Todo gran novelista, ante todo, no cuenta historias sin más: crea personas de carne y sangre, personas que sufren y ríen, lloran y aman, odian y perdonan. La historia probablemente no cuenta mucho a la hora de juzgar, porque son los hombres quienes forman las líneas de su acumulación en el tiempo; el argumento ingenioso y de rigor —con el perdón de Borges— importa poco si los personajes “existen”, es decir, si tienen independencia del autor o cuando llegan al privilegio y tormento de la autonomía.

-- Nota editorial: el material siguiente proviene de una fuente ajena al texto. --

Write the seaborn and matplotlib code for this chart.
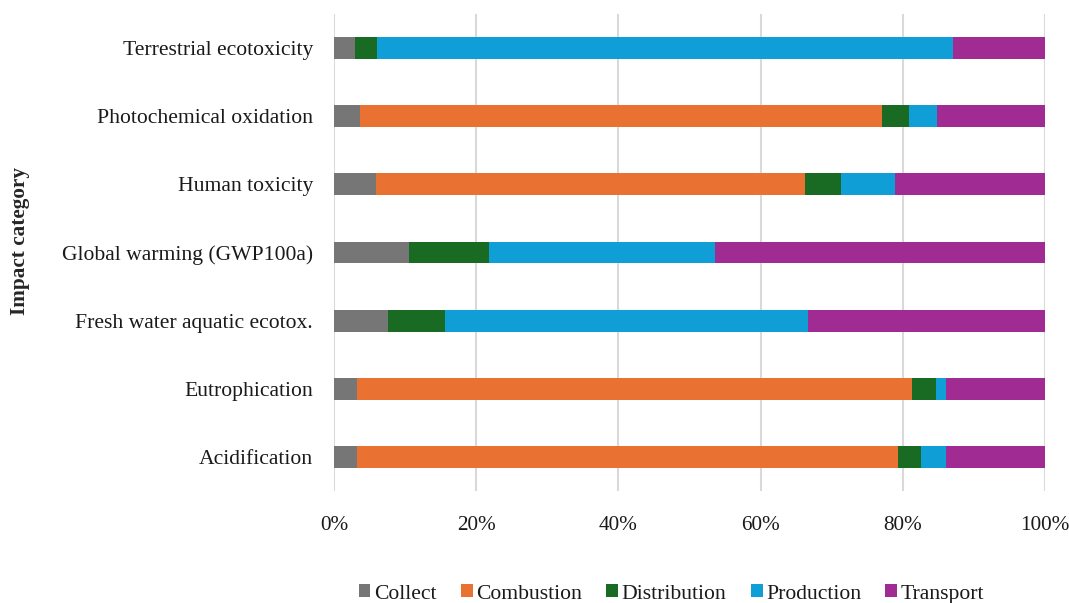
import pandas as pd
import seaborn as sns
import matplotlib.pyplot as plt
from matplotlib.patches import Patch

# Share of each life-cycle stage per impact category (%)
categories = ['Terrestrial ecotoxicity', 'Photochemical oxidation', 'Human toxicity',
              'Global warming (GWP100a)', 'Fresh water aquatic ecotox.',
              'Eutrophication', 'Acidification']
stages = ['Collect', 'Combustion', 'Distribution', 'Production', 'Transport']

collect = [3.0, 3.7, 5.9, 10.6, 7.6, 3.3, 3.3]
combustion = [0.0, 73.4, 60.3, 0.0, 0.0, 78.0, 76.0]
distribution = [3.1, 3.7, 5.1, 11.2, 8.0, 3.3, 3.3]
production = [81.0, 4.0, 7.6, 31.8, 51.0, 1.4, 3.4]
transport = [12.9, 15.2, 21.1, 46.4, 33.4, 14.0, 14.0]

colors = ['#767676', '#E97132', '#196B24', '#0F9ED5', '#A02B93']

df = pd.DataFrame({'category': categories, 'Collect': collect, 'Combustion': combustion,
                   'Distribution': distribution, 'Production': production,
                   'Transport': transport})
# running totals so each layer can be drawn on top of the previous one
cum = df[stages].cumsum(axis=1)
cum['category'] = df['category']

sns.set_style('white')
plt.rcParams['font.family'] = ['Liberation Serif', 'DejaVu Serif']

fig = plt.figure(figsize=(10.69, 6.03), dpi=100)
ax = fig.add_axes([0.3124, 0.1857, 0.6652, 0.7911])

for stage, col in reversed(list(zip(stages, colors))):
    sns.barplot(data=cum, x=stage, y='category', order=categories, color=col,
                width=0.32, edgecolor='none', linewidth=0, saturation=1, ax=ax)

ax.set_xlim(0, 100)
ax.set_ylim(6.5, -0.5)
ax.set_xticks(range(0, 101, 20))
ax.set_xticklabels([f'{t}%' for t in range(0, 101, 20)])
ax.xaxis.grid(True, color='#d9d9d9', linewidth=1.5)
ax.set_axisbelow(True)
for s in ax.spines.values():
    s.set_visible(False)
ax.tick_params(axis='y', length=0, pad=15, labelsize=15.6, labelcolor='#1a1a1a')
ax.tick_params(axis='x', length=0, pad=18, labelsize=15.3, labelcolor='#1a1a1a')
ax.set_xlabel('')
ax.set_ylabel('')

fig.text(0.019, 0.600, 'Impact category', rotation=90, ha='center', va='center',
         fontsize=15.3, fontweight='bold')

handles = [Patch(facecolor=c, edgecolor='none', label=s) for s, c in zip(stages, colors)]
fig.legend(handles=handles, loc='center', bbox_to_anchor=(0.628, 0.015), ncol=5,
           frameon=False, fontsize=15.6, handlelength=0.55, handleheight=0.55,
           handletextpad=0.15, columnspacing=1.13, labelcolor='#1a1a1a')

fig.savefig('out.png', dpi=100)
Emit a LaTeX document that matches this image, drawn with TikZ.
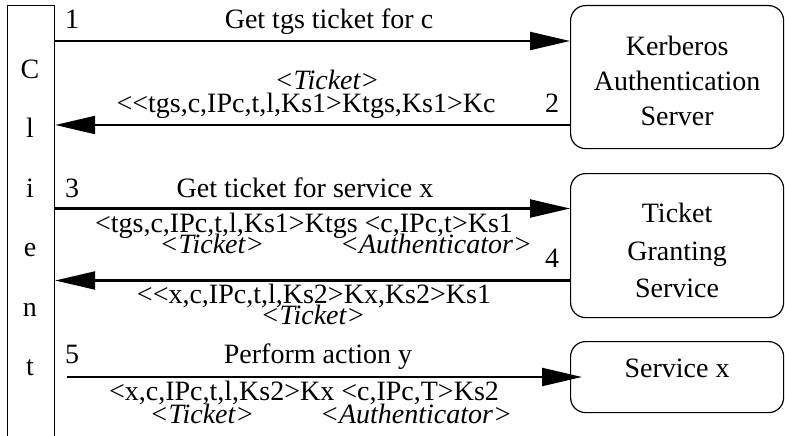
\documentclass[tikz,border=0pt]{standalone}
\usepackage{fontspec}
\setmainfont{Liberation Serif}[Ligatures=TeXOff]
\usetikzlibrary{arrows.meta}
\begin{document}
\begin{tikzpicture}[x=1pt,y=-1pt,
    font=\fontsize{28}{35}\selectfont,
    every node/.style={inner sep=0pt},
    server/.style={draw,line width=1.2pt,rounded corners=15pt,align=center,
      minimum width=213pt,anchor=north west},
    msg/.style={line width=2.2pt,-{Triangle[length=40pt,width=18pt]}},
    txt/.style={anchor=base},
    tkt/.style={anchor=base,font=\fontsize{28}{35}\selectfont\itshape}]
  \useasboundingbox (0,0) rectangle (785,436);
  \clip (0,0) rectangle (785,436);
  % client column, open at the bottom
  \node[draw,line width=1.2pt,minimum width=47pt,minimum height=470pt,
    anchor=north west] (client) at (7,5) {};
  \foreach \ch [count=\i from 0] in {C,l,i,e,n,t}
    \node[txt] (ch\i) at (30,{78+59.5*\i}) {\ch};
  % servers
  \node[server,minimum height=143pt,text height=97pt,text depth=0pt]
    (kas) at (570,5) {Kerberos\\Authentication\\Server};
  \node[server,minimum height=144pt,font=\fontsize{28}{37.5}\selectfont,
    text height=104pt,text depth=0pt]
    (tgs) at (570,173) {Ticket\\Granting\\Service};
  \node[server,minimum height=71pt,text height=19pt,text depth=18pt]
    (svc) at (570,341) {Service x};
  \coordinate (m1) at (0,41);
  \coordinate (m2) at (0,125);
  \coordinate (m3) at (0,208.5);
  \coordinate (m4) at (0,280.5);
  \coordinate (m5) at (67,377);
  \begin{scope}[msg]
    \draw (client.east |- m1) -- (kas.west |- m1);
    \draw (kas.west |- m2) -- (client.east |- m2);
    \draw (client.east |- m3) -- (tgs.west |- m3);
    \draw (tgs.west |- m4) -- (client.east |- m4);
    \draw[shorten >=-12pt] (m5) -- (svc.west |- m5);
  \end{scope}
  % labels
  \node[txt] (num1) at (72,29) {1};
  \node[txt] (lab1) at (329,29) {Get tgs ticket for c};
  \node[tkt] (tk2) at (327,90) {<Ticket>};
  \node[txt] (lab2) at (306,112) {<<tgs,c,IPc,t,l,Ks1>Ktgs,Ks1>Kc};
  \node[txt] (num2) at (552,113) {2};
  \node[txt] (num3) at (72,197) {3};
  \node[txt] (lab3) at (305,197) {Get ticket for service x};
  \node[txt] (body3) at (304,232) {<tgs,c,IPc,t,l,Ks1>Ktgs <c,IPc,t>Ks1};
  \node[tkt] (tk3) at (212,253) {<Ticket>};
  \node[tkt] (au3) at (436,253) {<Authenticator>};
  \node[txt] (num4) at (552,267) {4};
  \node[txt] (lab4) at (314,303) {<<x,c,IPc,t,l,Ks2>Kx,Ks2>Ks1};
  \node[tkt] (tk4) at (313,324) {<Ticket>};
  \node[txt] (num5) at (72,363) {5};
  \node[txt] (lab5) at (318,363) {Perform action y};
  \node[txt] (body5) at (304,400) {<x,c,IPc,t,l,Ks2>Kx <c,IPc,T>Ks2};
  \node[tkt] (tk5) at (202,423) {<Ticket>};
  \node[tkt] (au5) at (416,423) {<Authenticator>};
\end{tikzpicture}
\end{document}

Entre esta alusión a la trama y otras razones de índole pueril es que los argumentos predecibles incomodan al lector de cuentos “con leyes que definen su funcionamiento”. Porque si va a tratarse siempre de “vueltas de tuerca”, entonces el creador es Dios y los personajes son nominaciones numerales, y ya ha dicho un gran escritor argentino: Dios no escribe novelas. Y recuérdese, además: los personajes hacen a la novela y no ésta a los personajes.

[1] En la página 225 [de la edición de Alianza, trad. de Miguel Ángel Pérez Pérez], cuando el señor Jaggers comunica a Joe “las grandes expectativas” que se le abren a Pip, se mantiene este criterio en la primera nota del libro; se aclara, asimismo, que el título se mantiene a fuerza de consolidación en nuestro acervo cultural. No se explica, sin embargo, si esta aclaración se refiere al uso que se le da al término “esperanza” en el arraigo hispanohablante o si se trata de la acostumbrada nominación del libro en el ámbito hispano para fines prácticos. Recuérdese el memorable caso de ‘La transformación’, de Kafka, y su equivocado título ‘La metamorfosis’ que, como sugiere el antecitado, se mantiene en la mayoría de ediciones para fines prácticos.

[2] Como suele decirse de las personas que han sido educadas con los rigores de la severidad.